── DATASET SECTION

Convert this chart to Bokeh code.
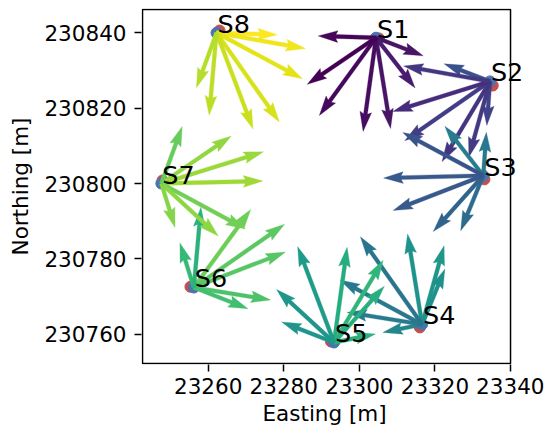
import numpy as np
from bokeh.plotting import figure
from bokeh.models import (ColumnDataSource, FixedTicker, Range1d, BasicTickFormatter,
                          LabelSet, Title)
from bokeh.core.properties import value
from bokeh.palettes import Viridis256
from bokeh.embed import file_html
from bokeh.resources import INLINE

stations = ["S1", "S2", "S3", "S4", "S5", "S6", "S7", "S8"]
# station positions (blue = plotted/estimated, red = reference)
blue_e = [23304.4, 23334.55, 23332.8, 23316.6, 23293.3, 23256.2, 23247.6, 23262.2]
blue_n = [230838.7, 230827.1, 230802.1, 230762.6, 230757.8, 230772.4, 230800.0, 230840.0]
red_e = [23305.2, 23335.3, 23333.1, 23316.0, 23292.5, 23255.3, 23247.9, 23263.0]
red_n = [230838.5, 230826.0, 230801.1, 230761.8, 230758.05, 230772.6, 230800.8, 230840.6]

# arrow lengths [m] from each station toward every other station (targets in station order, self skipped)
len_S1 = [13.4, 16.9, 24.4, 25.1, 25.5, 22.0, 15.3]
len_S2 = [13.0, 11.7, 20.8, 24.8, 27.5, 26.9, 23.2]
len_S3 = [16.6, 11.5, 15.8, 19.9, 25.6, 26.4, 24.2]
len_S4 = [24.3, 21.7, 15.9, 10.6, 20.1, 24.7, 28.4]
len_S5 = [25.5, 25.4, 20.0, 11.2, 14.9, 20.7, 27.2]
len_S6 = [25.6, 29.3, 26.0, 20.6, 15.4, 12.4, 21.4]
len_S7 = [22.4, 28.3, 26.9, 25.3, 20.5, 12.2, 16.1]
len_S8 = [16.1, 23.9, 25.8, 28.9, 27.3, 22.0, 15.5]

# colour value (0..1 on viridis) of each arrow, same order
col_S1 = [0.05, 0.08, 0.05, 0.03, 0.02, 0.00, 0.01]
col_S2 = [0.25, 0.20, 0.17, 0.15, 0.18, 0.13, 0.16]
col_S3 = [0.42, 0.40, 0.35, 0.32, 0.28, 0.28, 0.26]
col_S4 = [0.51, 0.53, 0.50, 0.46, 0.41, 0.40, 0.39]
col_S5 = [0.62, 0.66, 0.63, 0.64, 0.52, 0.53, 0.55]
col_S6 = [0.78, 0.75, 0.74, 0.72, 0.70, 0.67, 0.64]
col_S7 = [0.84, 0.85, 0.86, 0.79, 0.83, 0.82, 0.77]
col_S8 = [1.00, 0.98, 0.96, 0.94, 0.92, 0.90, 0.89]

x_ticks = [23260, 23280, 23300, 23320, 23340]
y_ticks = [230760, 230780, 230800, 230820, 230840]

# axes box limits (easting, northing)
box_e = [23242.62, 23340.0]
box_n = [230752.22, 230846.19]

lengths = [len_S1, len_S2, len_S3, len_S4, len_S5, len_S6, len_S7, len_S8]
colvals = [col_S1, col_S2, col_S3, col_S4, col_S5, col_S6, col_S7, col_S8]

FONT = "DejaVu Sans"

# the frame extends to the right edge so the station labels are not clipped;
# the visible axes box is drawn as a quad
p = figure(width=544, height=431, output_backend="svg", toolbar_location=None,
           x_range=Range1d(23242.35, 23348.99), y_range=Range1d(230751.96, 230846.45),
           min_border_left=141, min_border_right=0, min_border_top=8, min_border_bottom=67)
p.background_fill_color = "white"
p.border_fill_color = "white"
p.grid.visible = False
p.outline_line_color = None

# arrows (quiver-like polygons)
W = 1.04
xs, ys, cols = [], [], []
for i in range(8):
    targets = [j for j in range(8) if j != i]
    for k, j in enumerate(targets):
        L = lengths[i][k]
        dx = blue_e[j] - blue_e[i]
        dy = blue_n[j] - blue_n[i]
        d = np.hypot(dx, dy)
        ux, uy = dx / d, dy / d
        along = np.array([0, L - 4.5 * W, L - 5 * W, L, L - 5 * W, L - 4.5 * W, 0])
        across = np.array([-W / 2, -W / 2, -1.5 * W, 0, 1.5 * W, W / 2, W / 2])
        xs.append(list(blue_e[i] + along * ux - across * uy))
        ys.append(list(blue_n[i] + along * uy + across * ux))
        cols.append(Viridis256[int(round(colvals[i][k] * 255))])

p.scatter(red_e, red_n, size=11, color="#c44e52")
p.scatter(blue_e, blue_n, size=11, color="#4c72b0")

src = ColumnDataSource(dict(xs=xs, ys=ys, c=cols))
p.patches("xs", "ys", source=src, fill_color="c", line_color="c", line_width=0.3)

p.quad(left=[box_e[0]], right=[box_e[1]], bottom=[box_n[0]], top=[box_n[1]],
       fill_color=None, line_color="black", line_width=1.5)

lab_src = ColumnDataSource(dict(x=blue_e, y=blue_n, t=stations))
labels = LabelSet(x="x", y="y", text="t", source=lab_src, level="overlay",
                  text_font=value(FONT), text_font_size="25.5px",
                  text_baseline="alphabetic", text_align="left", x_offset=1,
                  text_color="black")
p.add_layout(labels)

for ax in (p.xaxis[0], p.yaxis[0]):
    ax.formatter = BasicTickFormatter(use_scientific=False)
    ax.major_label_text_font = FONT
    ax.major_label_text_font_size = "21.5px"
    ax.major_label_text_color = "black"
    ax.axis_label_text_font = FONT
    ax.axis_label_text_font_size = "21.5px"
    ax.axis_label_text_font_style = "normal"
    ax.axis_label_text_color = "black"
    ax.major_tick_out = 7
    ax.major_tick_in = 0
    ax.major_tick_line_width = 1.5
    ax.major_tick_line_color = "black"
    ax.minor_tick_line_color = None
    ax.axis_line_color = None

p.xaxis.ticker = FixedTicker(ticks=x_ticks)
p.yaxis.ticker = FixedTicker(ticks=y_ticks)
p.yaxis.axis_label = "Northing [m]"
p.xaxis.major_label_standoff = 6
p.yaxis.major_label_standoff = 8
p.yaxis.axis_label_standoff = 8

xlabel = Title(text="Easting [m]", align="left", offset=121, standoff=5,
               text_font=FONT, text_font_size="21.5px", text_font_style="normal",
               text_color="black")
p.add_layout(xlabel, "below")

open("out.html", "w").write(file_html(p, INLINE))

────

__TASK DIRECTIONS__: Transcribe the full listing above exactly as it stands, minus the pictures.

__EXERCISE OUTPUT__:
Convert this chart to Bokeh code.
import numpy as np
from bokeh.plotting import figure
from bokeh.models import (ColumnDataSource, FixedTicker, Range1d, BasicTickFormatter,
                          LabelSet, Title)
from bokeh.core.properties import value
from bokeh.palettes import Viridis256
from bokeh.embed import file_html
from bokeh.resources import INLINE

stations = ["S1", "S2", "S3", "S4", "S5", "S6", "S7", "S8"]
# station positions (blue = plotted/estimated, red = reference)
blue_e = [23304.4, 23334.55, 23332.8, 23316.6, 23293.3, 23256.2, 23247.6, 23262.2]
blue_n = [230838.7, 230827.1, 230802.1, 230762.6, 230757.8, 230772.4, 230800.0, 230840.0]
red_e = [23305.2, 23335.3, 23333.1, 23316.0, 23292.5, 23255.3, 23247.9, 23263.0]
red_n = [230838.5, 230826.0, 230801.1, 230761.8, 230758.05, 230772.6, 230800.8, 230840.6]

# arrow lengths [m] from each station toward every other station (targets in station order, self skipped)
len_S1 = [13.4, 16.9, 24.4, 25.1, 25.5, 22.0, 15.3]
len_S2 = [13.0, 11.7, 20.8, 24.8, 27.5, 26.9, 23.2]
len_S3 = [16.6, 11.5, 15.8, 19.9, 25.6, 26.4, 24.2]
len_S4 = [24.3, 21.7, 15.9, 10.6, 20.1, 24.7, 28.4]
len_S5 = [25.5, 25.4, 20.0, 11.2, 14.9, 20.7, 27.2]
len_S6 = [25.6, 29.3, 26.0, 20.6, 15.4, 12.4, 21.4]
len_S7 = [22.4, 28.3, 26.9, 25.3, 20.5, 12.2, 16.1]
len_S8 = [16.1, 23.9, 25.8, 28.9, 27.3, 22.0, 15.5]

# colour value (0..1 on viridis) of each arrow, same order
col_S1 = [0.05, 0.08, 0.05, 0.03, 0.02, 0.00, 0.01]
col_S2 = [0.25, 0.20, 0.17, 0.15, 0.18, 0.13, 0.16]
col_S3 = [0.42, 0.40, 0.35, 0.32, 0.28, 0.28, 0.26]
col_S4 = [0.51, 0.53, 0.50, 0.46, 0.41, 0.40, 0.39]
col_S5 = [0.62, 0.66, 0.63, 0.64, 0.52, 0.53, 0.55]
col_S6 = [0.78, 0.75, 0.74, 0.72, 0.70, 0.67, 0.64]
col_S7 = [0.84, 0.85, 0.86, 0.79, 0.83, 0.82, 0.77]
col_S8 = [1.00, 0.98, 0.96, 0.94, 0.92, 0.90, 0.89]

x_ticks = [23260, 23280, 23300, 23320, 23340]
y_ticks = [230760, 230780, 230800, 230820, 230840]

# axes box limits (easting, northing)
box_e = [23242.62, 23340.0]
box_n = [230752.22, 230846.19]

lengths = [len_S1, len_S2, len_S3, len_S4, len_S5, len_S6, len_S7, len_S8]
colvals = [col_S1, col_S2, col_S3, col_S4, col_S5, col_S6, col_S7, col_S8]

FONT = "DejaVu Sans"

# the frame extends to the right edge so the station labels are not clipped;
# the visible axes box is drawn as a quad
p = figure(width=544, height=431, output_backend="svg", toolbar_location=None,
           x_range=Range1d(23242.35, 23348.99), y_range=Range1d(230751.96, 230846.45),
           min_border_left=141, min_border_right=0, min_border_top=8, min_border_bottom=67)
p.background_fill_color = "white"
p.border_fill_color = "white"
p.grid.visible = False
p.outline_line_color = None

# arrows (quiver-like polygons)
W = 1.04
xs, ys, cols = [], [], []
for i in range(8):
    targets = [j for j in range(8) if j != i]
    for k, j in enumerate(targets):
        L = lengths[i][k]
        dx = blue_e[j] - blue_e[i]
        dy = blue_n[j] - blue_n[i]
        d = np.hypot(dx, dy)
        ux, uy = dx / d, dy / d
        along = np.array([0, L - 4.5 * W, L - 5 * W, L, L - 5 * W, L - 4.5 * W, 0])
        across = np.array([-W / 2, -W / 2, -1.5 * W, 0, 1.5 * W, W / 2, W / 2])
        xs.append(list(blue_e[i] + along * ux - across * uy))
        ys.append(list(blue_n[i] + along * uy + across * ux))
        cols.append(Viridis256[int(round(colvals[i][k] * 255))])

p.scatter(red_e, red_n, size=11, color="#c44e52")
p.scatter(blue_e, blue_n, size=11, color="#4c72b0")

src = ColumnDataSource(dict(xs=xs, ys=ys, c=cols))
p.patches("xs", "ys", source=src, fill_color="c", line_color="c", line_width=0.3)

p.quad(left=[box_e[0]], right=[box_e[1]], bottom=[box_n[0]], top=[box_n[1]],
       fill_color=None, line_color="black", line_width=1.5)

lab_src = ColumnDataSource(dict(x=blue_e, y=blue_n, t=stations))
labels = LabelSet(x="x", y="y", text="t", source=lab_src, level="overlay",
                  text_font=value(FONT), text_font_size="25.5px",
                  text_baseline="alphabetic", text_align="left", x_offset=1,
                  text_color="black")
p.add_layout(labels)

for ax in (p.xaxis[0], p.yaxis[0]):
    ax.formatter = BasicTickFormatter(use_scientific=False)
    ax.major_label_text_font = FONT
    ax.major_label_text_font_size = "21.5px"
    ax.major_label_text_color = "black"
    ax.axis_label_text_font = FONT
    ax.axis_label_text_font_size = "21.5px"
    ax.axis_label_text_font_style = "normal"
    ax.axis_label_text_color = "black"
    ax.major_tick_out = 7
    ax.major_tick_in = 0
    ax.major_tick_line_width = 1.5
    ax.major_tick_line_color = "black"
    ax.minor_tick_line_color = None
    ax.axis_line_color = None

p.xaxis.ticker = FixedTicker(ticks=x_ticks)
p.yaxis.ticker = FixedTicker(ticks=y_ticks)
p.yaxis.axis_label = "Northing [m]"
p.xaxis.major_label_standoff = 6
p.yaxis.major_label_standoff = 8
p.yaxis.axis_label_standoff = 8

xlabel = Title(text="Easting [m]", align="left", offset=121, standoff=5,
               text_font=FONT, text_font_size="21.5px", text_font_style="normal",
               text_color="black")
p.add_layout(xlabel, "below")

open("out.html", "w").write(file_html(p, INLINE))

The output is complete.